Oscar Diaz

Personal information
- Nickname: El Torito
- Nationality: American
- Born: Oscar Diaz September 29, 1982 San Antonio, Texas, United States
- Died: February 26, 2015 (aged 32) San Antonio, Texas
- Weight: Welterweight

Boxing career
- Stance: Orthodox

Boxing record
- Total fights: 31
- Wins: 26
- Win by KO: 20
- Losses: 3
- No contests: 2

= Oscar Díaz (boxer) =

American boxer

Oscar Diaz (September 29, 1982 – February 26, 2015) was an American professional boxer and a NABF welterweight titleholder.

==Professional career==
Díaz made his professional debut on March 16, 2001, and in 2004 suffered his first defeat to Ebo Elder.

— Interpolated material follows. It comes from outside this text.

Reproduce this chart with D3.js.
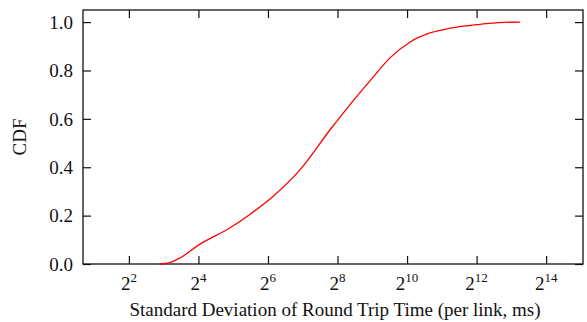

On July 16, 2008, Diaz took on Delvin Rodriguez on ESPN2. Diaz took serious punishment throughout the fight and was unable to continue in the 11th round of the fight. He then collapsed in the ring. Diaz underwent surgery to reduce the swelling on his brain, and subsequently went into a coma.

==Later life==
Diaz awoke from his coma after two months in September 2008, and was reportedly breathing on his own and in stable condition. According to the San Antonio Express-News, Diaz was discharged from University Hospital in San Antonio and moved to a local rehabilitation facility. Diaz died on February 26, 2015, aged 32, in his home town of San Antonio, Texas.

==Reaction to his death==
Delvin Rodriguez commented live on ESPN2 about Diaz's death that "If I could go back in time, this fight would have never happened....Oscar, rest in peace".